Dans ce contexte, le salarié s’est vu accorder une indemnité d’éviction, équivalente aux « salaires perdus » entre son licenciement et sa réintégration, mais diminuée des revenus de remplacement perçus pendant la même période.
Par ailleurs, la cour d’appel a précisé que l’indemnité allouée devait être exonérée de cotisations sociales, rejetant de ce fait les demandes de régularisation de cotisations et de remises de bulletin de paye présentées par le salarié.
Ces deux points se sont retrouvés en débat devant la Cour de cassation.
L’indemnité d’éviction s’entend sous déduction des revenus de remplacement
Devant la cour de cassation, l’argument du salarié était simple :
– le licenciement en violation de la protection spéciale prévue en cas de suspension du contrat de travail pour accident du travail caractérisait une atteinte au droit fondamental à la protection de la santé, garanti par la Constitution,
– dès lors, son indemnité d’éviction devait donc correspondre au montant des salaires dont il avait été privé, sans déduction des revenus de remplacement perçus, comme cela a été jugé par le passé pour un licenciement discriminatoire en raison de l'état de santé (cass. soc. 11 juillet 2012, n° 10-15.905, BC V n° 218).
Or, dans cette affaire, le salarié n’a pas réussi à démontrer une discrimination à raison de l’état de santé.

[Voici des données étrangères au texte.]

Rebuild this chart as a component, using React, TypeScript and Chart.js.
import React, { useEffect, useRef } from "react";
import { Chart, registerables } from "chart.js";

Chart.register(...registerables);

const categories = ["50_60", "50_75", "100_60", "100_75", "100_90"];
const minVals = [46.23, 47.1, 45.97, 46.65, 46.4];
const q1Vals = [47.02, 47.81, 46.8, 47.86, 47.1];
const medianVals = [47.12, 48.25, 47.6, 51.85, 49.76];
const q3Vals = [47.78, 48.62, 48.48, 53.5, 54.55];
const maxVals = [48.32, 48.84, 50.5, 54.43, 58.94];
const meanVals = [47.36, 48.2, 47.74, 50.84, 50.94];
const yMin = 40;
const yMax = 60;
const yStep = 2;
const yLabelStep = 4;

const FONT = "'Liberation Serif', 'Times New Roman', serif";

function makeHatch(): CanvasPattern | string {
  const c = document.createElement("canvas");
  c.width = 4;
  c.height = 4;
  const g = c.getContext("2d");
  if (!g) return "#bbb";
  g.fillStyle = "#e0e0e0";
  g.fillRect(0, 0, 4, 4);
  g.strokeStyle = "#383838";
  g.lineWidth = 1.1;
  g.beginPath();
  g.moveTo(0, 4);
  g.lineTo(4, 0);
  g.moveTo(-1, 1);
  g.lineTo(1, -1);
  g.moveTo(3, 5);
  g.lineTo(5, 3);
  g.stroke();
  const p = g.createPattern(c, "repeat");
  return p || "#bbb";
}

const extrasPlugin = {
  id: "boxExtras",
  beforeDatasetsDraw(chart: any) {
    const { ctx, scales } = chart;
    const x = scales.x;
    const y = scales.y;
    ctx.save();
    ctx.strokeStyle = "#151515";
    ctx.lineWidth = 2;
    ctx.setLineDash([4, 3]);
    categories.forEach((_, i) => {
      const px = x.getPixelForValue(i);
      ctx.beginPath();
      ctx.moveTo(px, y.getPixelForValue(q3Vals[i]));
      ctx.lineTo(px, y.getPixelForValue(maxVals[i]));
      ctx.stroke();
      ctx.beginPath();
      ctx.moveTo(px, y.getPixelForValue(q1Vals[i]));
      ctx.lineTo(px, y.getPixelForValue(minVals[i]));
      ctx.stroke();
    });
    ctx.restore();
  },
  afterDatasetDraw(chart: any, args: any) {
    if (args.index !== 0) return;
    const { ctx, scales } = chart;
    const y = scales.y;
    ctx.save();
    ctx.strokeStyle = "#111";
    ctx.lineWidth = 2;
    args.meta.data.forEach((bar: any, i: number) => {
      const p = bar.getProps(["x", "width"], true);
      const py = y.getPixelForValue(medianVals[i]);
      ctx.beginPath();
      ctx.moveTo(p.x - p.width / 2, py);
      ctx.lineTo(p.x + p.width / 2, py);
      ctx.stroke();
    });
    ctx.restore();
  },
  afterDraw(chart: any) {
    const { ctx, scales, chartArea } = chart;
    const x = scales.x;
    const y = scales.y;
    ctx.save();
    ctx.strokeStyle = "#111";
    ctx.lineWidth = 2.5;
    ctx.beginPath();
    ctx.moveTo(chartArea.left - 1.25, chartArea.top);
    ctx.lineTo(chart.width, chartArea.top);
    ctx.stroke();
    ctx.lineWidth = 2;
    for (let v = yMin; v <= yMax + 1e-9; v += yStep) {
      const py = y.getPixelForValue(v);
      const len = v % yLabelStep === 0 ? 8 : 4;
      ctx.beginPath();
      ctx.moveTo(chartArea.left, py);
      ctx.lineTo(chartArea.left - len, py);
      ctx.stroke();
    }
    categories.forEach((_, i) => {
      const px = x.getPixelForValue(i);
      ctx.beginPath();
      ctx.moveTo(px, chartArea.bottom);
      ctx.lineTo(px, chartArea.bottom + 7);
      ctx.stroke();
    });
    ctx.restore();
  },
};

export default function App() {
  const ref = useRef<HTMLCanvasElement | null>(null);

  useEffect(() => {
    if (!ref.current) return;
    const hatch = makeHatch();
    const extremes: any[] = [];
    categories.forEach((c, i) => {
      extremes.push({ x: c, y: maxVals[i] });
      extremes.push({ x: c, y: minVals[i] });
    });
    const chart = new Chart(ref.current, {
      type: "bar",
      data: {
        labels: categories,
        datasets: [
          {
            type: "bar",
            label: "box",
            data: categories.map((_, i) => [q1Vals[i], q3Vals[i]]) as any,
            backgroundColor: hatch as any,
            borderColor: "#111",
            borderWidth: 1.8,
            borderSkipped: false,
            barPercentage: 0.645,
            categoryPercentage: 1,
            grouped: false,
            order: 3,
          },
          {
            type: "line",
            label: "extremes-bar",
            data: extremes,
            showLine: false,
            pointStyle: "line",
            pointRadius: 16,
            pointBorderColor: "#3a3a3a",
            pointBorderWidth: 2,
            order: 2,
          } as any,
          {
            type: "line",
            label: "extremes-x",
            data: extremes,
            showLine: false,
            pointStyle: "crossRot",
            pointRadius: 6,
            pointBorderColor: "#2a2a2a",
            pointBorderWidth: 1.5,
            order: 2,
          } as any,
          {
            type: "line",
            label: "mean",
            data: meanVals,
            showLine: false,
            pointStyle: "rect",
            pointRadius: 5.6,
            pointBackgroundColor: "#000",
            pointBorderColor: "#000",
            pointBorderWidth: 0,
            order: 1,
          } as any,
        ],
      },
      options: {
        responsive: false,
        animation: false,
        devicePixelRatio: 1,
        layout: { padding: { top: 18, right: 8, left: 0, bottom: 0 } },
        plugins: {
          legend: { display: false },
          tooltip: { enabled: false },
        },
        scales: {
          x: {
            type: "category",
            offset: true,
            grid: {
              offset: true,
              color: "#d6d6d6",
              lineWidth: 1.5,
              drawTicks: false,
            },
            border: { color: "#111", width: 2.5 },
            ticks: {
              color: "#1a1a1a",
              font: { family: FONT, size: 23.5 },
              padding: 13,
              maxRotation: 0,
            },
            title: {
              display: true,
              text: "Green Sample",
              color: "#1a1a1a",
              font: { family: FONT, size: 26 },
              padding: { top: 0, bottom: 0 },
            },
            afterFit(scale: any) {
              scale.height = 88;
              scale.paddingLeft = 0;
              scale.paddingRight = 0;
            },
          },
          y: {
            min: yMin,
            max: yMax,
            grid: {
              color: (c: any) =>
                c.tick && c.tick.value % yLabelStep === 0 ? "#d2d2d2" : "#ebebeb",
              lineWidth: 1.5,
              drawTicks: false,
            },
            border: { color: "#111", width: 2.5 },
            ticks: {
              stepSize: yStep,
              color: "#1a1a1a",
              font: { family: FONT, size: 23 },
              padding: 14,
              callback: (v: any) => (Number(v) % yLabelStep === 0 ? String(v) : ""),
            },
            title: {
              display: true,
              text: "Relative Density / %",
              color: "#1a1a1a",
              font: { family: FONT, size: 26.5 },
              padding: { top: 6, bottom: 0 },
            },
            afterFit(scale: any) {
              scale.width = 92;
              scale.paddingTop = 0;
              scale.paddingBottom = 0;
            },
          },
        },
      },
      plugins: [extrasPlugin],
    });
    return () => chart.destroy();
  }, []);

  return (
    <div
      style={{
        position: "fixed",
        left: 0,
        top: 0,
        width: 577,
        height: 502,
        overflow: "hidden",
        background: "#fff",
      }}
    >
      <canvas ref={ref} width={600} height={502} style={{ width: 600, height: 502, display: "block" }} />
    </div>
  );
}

La Cour de cassation a refusé de suivre l’argumentation du salarié et confirmé le raisonnement des juges d’appel : le salarié dont le licenciement est nul en application de la protection des victimes d’accident du travail (articles L 1226-9 et L 1226-13 du Code du travail) et qui demande sa réintégration a droit au paiement d’une somme correspondant à la réparation du préjudice subi entre son licenciement et sa réintégration, dans la limite du montant des salaires dont il a été privé.
On signalera, que la Cour avait déjà posé ce principe par le passé, dans des termes voisins (cass. soc. 25 janvier 2006, n° 03-47.517, BC V n° 27).
Au cas d'espèce, les revenus de remplacement perçus par le salarié pendant la période d’éviction venaient donc bien minorer le montant de l’indemnité due par l’employeur.
L’indemnité d’éviction est soumise à cotisations sociales
La cour d’appel avait considéré que l’indemnité d’éviction correspondait à des dommages intérêts exonérés de cotisations sociales, en conséquence de quoi elle avait refusé de condamner l’employeur à régulariser les cotisations et à délivrer des bulletins de salaire.
La Cour de cassation a invalidé ce raisonnement et a souligné, que la somme allouée au salarié dont le licenciement a été annulé, à titre de réparation du préjudice lié à la période d’éviction dans la limite des salaires dont il a été privé, est versée à l’occasion du travail.
Elle doit donc supporter les cotisations sociales afférentes aux éléments de rémunération.
L’affaire sera donc rejugée sur ce point.
A notre connaissance, c’est la première fois que la Cour se prononce de cette façon sur l’indemnité d’éviction allouée au salarié.
Il convient de rappeler cependant, que la Cour de cassation ne fait pas une assimilation pleine et entière avec un élément de rémunération, puisqu’elle a indiqué que le salarié ne pouvait prétendre à des congés payés pour la période d'éviction entre son licenciement et sa réintégration (cass. soc. 11 mai 2017, n° 15-19.731).